Return the material word for word. Do not include pictures.

┄┄┄┄┄┄┄┄┄┄

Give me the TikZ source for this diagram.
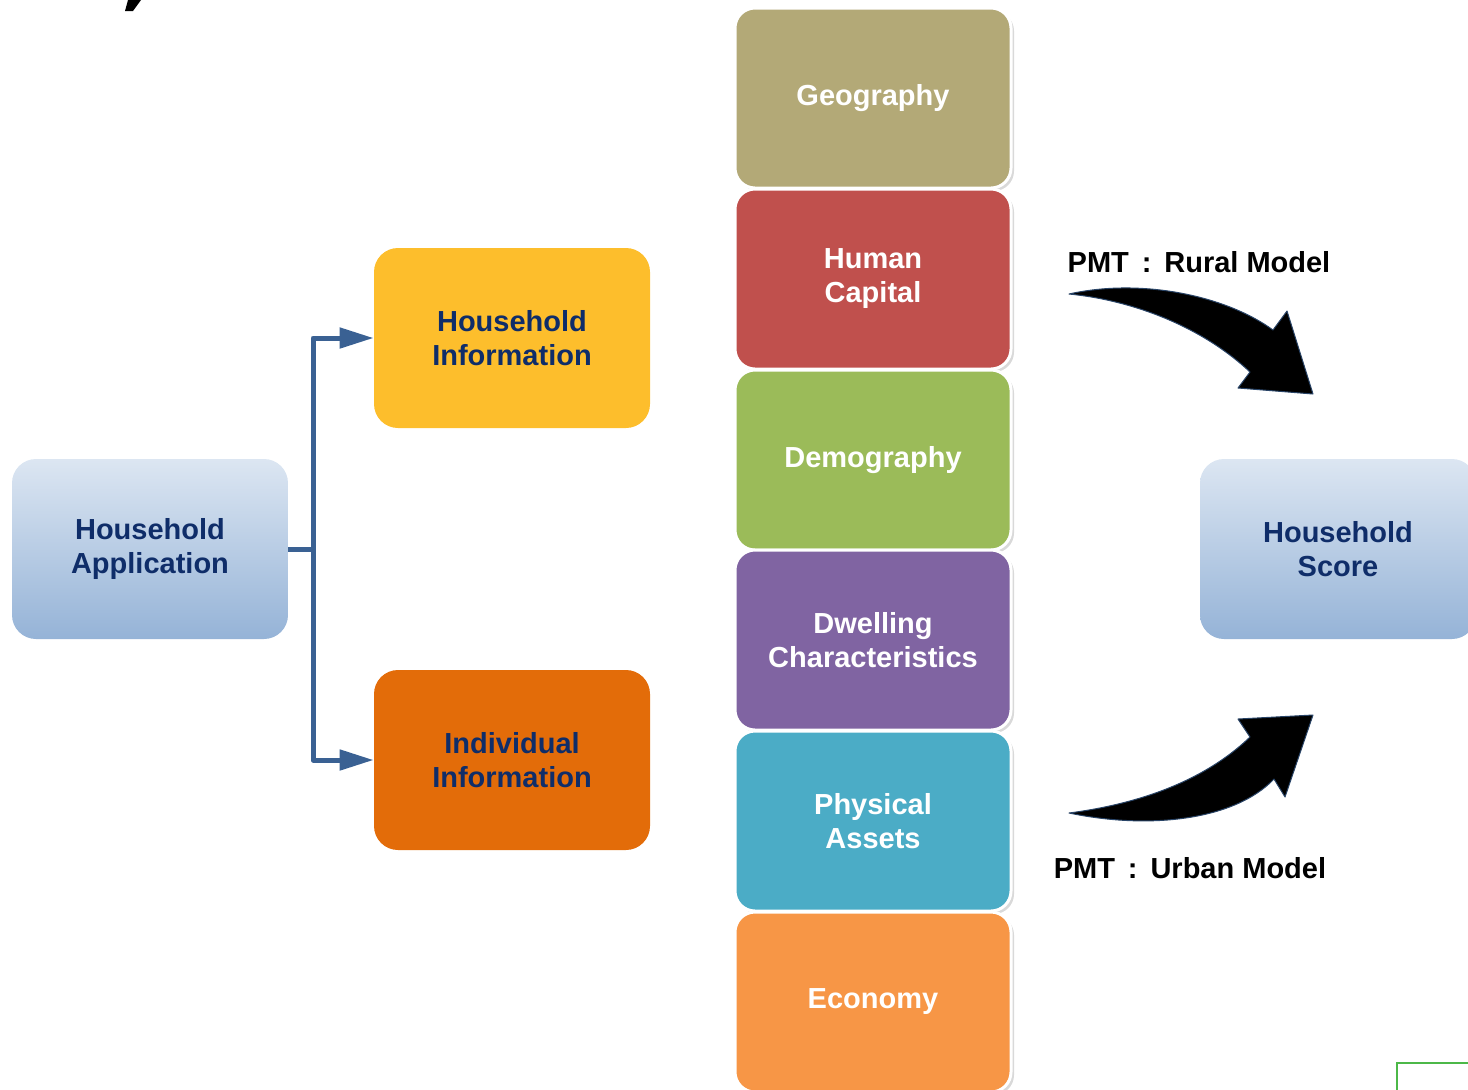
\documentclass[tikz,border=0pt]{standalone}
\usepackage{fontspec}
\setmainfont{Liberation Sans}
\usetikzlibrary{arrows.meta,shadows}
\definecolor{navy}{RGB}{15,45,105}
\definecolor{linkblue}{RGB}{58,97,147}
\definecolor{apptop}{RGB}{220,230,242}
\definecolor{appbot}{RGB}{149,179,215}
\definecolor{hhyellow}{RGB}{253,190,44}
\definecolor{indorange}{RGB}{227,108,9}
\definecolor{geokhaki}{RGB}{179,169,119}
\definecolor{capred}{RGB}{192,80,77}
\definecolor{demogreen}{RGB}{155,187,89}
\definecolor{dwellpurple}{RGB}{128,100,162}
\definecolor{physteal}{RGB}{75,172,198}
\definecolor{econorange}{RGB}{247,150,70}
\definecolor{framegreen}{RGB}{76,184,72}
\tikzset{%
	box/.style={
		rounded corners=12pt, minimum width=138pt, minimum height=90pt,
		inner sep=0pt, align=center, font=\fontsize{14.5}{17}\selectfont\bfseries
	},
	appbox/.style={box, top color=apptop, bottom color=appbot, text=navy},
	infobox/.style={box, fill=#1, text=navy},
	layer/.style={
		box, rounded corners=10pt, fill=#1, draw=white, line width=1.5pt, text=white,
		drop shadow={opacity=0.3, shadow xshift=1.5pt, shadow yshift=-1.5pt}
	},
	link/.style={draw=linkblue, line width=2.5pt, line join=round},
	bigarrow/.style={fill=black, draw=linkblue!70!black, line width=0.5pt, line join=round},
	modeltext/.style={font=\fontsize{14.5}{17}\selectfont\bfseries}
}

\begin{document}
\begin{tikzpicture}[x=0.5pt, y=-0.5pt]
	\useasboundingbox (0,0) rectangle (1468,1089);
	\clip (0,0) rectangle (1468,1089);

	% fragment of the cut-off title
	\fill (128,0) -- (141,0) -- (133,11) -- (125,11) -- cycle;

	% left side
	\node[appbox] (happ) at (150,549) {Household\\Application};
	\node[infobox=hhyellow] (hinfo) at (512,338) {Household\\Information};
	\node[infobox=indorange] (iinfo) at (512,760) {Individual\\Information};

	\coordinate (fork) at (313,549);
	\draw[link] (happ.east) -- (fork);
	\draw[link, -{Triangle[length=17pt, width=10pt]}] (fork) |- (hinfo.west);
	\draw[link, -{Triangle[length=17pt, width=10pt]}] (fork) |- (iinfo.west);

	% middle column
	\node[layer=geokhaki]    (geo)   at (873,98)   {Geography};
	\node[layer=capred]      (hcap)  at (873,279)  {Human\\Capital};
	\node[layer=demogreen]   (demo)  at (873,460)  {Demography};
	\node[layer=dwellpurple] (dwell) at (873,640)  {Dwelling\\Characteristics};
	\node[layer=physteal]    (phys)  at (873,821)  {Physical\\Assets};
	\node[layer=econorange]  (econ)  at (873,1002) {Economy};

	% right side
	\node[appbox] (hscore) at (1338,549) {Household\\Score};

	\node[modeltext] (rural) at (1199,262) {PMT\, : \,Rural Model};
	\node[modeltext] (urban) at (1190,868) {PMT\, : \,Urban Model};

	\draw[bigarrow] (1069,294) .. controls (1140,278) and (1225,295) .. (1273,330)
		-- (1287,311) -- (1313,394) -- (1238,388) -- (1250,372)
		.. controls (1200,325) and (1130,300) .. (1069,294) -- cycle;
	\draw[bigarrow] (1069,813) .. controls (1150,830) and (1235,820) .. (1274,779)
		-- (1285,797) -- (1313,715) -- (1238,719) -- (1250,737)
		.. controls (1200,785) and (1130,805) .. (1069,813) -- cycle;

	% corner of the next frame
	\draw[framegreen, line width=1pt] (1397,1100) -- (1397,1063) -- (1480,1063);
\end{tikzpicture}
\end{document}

┄┄┄┄┄┄┄┄┄┄

• REPLY TO THE TASK:
Give me the TikZ source for this diagram.
\documentclass[tikz,border=0pt]{standalone}
\usepackage{fontspec}
\setmainfont{Liberation Sans}
\usetikzlibrary{arrows.meta,shadows}
\definecolor{navy}{RGB}{15,45,105}
\definecolor{linkblue}{RGB}{58,97,147}
\definecolor{apptop}{RGB}{220,230,242}
\definecolor{appbot}{RGB}{149,179,215}
\definecolor{hhyellow}{RGB}{253,190,44}
\definecolor{indorange}{RGB}{227,108,9}
\definecolor{geokhaki}{RGB}{179,169,119}
\definecolor{capred}{RGB}{192,80,77}
\definecolor{demogreen}{RGB}{155,187,89}
\definecolor{dwellpurple}{RGB}{128,100,162}
\definecolor{physteal}{RGB}{75,172,198}
\definecolor{econorange}{RGB}{247,150,70}
\definecolor{framegreen}{RGB}{76,184,72}
\tikzset{%
	box/.style={
		rounded corners=12pt, minimum width=138pt, minimum height=90pt,
		inner sep=0pt, align=center, font=\fontsize{14.5}{17}\selectfont\bfseries
	},
	appbox/.style={box, top color=apptop, bottom color=appbot, text=navy},
	infobox/.style={box, fill=#1, text=navy},
	layer/.style={
		box, rounded corners=10pt, fill=#1, draw=white, line width=1.5pt, text=white,
		drop shadow={opacity=0.3, shadow xshift=1.5pt, shadow yshift=-1.5pt}
	},
	link/.style={draw=linkblue, line width=2.5pt, line join=round},
	bigarrow/.style={fill=black, draw=linkblue!70!black, line width=0.5pt, line join=round},
	modeltext/.style={font=\fontsize{14.5}{17}\selectfont\bfseries}
}

\begin{document}
\begin{tikzpicture}[x=0.5pt, y=-0.5pt]
	\useasboundingbox (0,0) rectangle (1468,1089);
	\clip (0,0) rectangle (1468,1089);

	% fragment of the cut-off title
	\fill (128,0) -- (141,0) -- (133,11) -- (125,11) -- cycle;

	% left side
	\node[appbox] (happ) at (150,549) {Household\\Application};
	\node[infobox=hhyellow] (hinfo) at (512,338) {Household\\Information};
	\node[infobox=indorange] (iinfo) at (512,760) {Individual\\Information};

	\coordinate (fork) at (313,549);
	\draw[link] (happ.east) -- (fork);
	\draw[link, -{Triangle[length=17pt, width=10pt]}] (fork) |- (hinfo.west);
	\draw[link, -{Triangle[length=17pt, width=10pt]}] (fork) |- (iinfo.west);

	% middle column
	\node[layer=geokhaki]    (geo)   at (873,98)   {Geography};
	\node[layer=capred]      (hcap)  at (873,279)  {Human\\Capital};
	\node[layer=demogreen]   (demo)  at (873,460)  {Demography};
	\node[layer=dwellpurple] (dwell) at (873,640)  {Dwelling\\Characteristics};
	\node[layer=physteal]    (phys)  at (873,821)  {Physical\\Assets};
	\node[layer=econorange]  (econ)  at (873,1002) {Economy};

	% right side
	\node[appbox] (hscore) at (1338,549) {Household\\Score};

	\node[modeltext] (rural) at (1199,262) {PMT\, : \,Rural Model};
	\node[modeltext] (urban) at (1190,868) {PMT\, : \,Urban Model};

	\draw[bigarrow] (1069,294) .. controls (1140,278) and (1225,295) .. (1273,330)
		-- (1287,311) -- (1313,394) -- (1238,388) -- (1250,372)
		.. controls (1200,325) and (1130,300) .. (1069,294) -- cycle;
	\draw[bigarrow] (1069,813) .. controls (1150,830) and (1235,820) .. (1274,779)
		-- (1285,797) -- (1313,715) -- (1238,719) -- (1250,737)
		.. controls (1200,785) and (1130,805) .. (1069,813) -- cycle;

	% corner of the next frame
	\draw[framegreen, line width=1pt] (1397,1100) -- (1397,1063) -- (1480,1063);
\end{tikzpicture}
\end{document}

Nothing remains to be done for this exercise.